TASK REQUIREMENTS: Check each line of the material below, and copy it if it holds the string "page".

--- Begin RECORDS SHOWN ---

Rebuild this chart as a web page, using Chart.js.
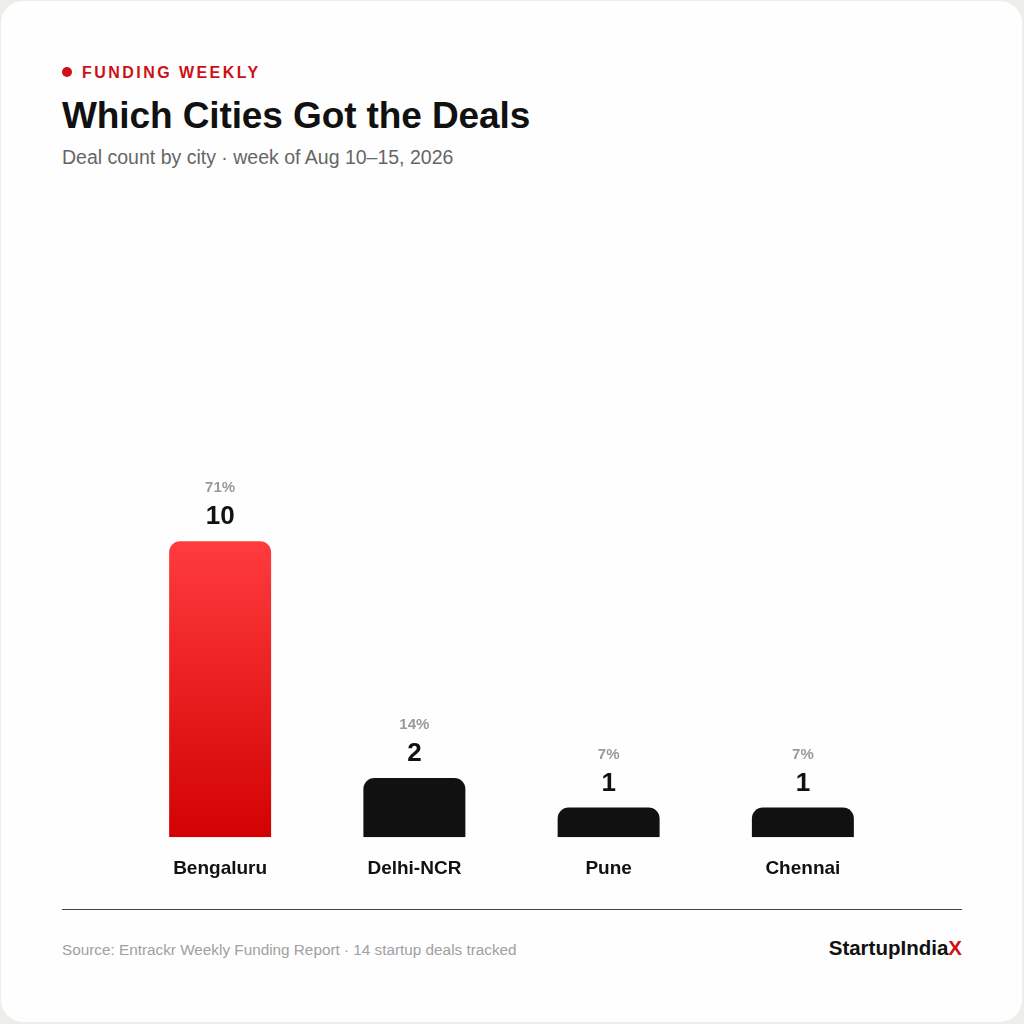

--- End RECORDS SHOWN ---
--- Begin RECORDS SHOWN ---

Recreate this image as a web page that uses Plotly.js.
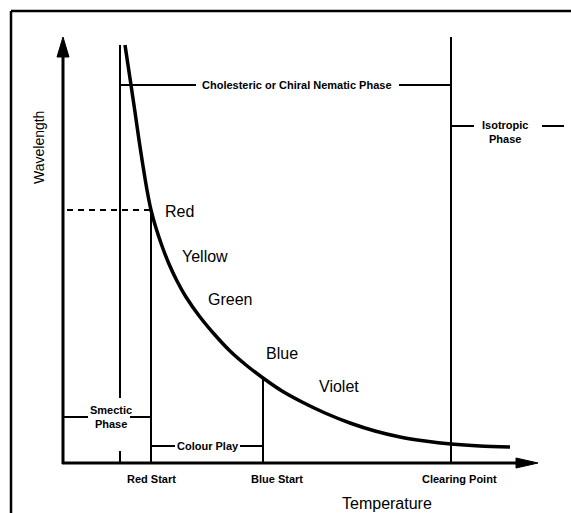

--- End RECORDS SHOWN ---
--- Begin RECORDS SHOWN ---

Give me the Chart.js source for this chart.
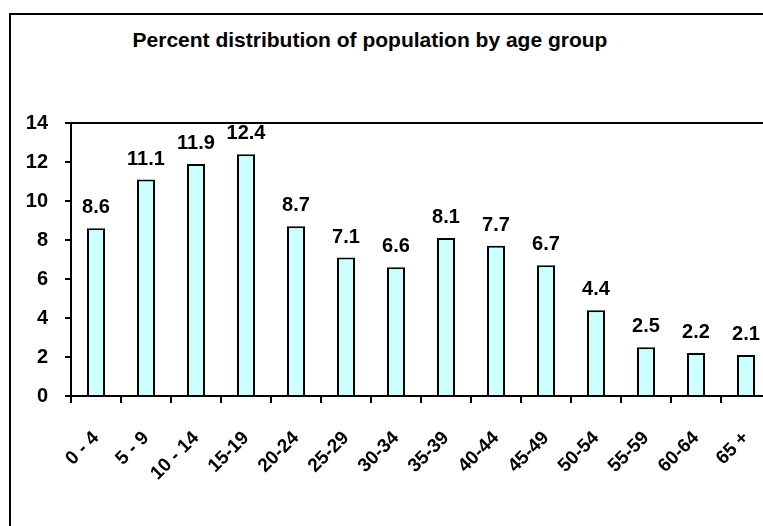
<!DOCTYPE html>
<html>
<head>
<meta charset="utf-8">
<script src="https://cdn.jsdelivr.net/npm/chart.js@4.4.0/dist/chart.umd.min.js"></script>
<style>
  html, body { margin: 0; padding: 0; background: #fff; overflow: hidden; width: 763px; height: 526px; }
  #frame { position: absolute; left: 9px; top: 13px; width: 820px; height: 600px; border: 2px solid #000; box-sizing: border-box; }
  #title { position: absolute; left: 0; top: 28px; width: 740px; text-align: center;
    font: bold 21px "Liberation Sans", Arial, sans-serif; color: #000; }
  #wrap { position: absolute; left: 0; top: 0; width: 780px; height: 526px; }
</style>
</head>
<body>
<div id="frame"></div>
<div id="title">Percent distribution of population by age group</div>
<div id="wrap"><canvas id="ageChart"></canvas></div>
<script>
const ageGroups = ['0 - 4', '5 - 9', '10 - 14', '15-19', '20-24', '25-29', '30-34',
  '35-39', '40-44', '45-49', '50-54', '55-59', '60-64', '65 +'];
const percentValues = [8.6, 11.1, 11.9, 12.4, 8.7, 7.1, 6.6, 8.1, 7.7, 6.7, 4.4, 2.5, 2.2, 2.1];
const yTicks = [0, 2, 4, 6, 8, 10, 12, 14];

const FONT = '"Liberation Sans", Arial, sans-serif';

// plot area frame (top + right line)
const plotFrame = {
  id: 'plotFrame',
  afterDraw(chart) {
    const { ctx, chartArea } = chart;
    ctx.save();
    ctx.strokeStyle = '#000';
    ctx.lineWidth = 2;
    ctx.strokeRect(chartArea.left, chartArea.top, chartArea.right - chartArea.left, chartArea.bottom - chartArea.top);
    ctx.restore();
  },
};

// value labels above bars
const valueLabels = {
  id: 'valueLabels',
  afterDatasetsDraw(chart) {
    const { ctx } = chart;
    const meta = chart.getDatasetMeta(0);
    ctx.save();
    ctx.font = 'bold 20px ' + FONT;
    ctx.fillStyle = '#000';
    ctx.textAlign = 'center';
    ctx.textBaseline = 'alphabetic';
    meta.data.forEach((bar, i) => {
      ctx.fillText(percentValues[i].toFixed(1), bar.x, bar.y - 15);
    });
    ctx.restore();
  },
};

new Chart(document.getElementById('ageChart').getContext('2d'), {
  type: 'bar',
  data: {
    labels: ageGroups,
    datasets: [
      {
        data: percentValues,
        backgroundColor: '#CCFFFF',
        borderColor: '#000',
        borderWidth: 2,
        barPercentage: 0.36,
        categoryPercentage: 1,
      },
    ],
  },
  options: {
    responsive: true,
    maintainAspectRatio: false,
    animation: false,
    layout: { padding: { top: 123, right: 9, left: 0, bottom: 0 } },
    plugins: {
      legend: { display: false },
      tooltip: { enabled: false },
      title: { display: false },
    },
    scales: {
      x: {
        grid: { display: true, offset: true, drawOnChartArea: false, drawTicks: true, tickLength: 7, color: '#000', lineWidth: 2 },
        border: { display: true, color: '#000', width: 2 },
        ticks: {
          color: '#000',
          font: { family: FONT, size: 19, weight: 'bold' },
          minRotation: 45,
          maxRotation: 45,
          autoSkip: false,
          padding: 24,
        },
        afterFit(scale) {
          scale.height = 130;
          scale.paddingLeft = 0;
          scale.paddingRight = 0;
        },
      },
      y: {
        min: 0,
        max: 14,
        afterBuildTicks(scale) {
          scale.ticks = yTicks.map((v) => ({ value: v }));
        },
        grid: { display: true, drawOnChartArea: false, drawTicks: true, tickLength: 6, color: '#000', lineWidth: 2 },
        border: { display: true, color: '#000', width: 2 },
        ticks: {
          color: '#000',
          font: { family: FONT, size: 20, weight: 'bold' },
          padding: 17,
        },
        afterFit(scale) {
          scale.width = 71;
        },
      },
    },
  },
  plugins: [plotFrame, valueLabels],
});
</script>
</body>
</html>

--- End RECORDS SHOWN ---

RESULT:
Rebuild this chart as a web page, using Chart.js.
Recreate this image as a web page that uses Plotly.js.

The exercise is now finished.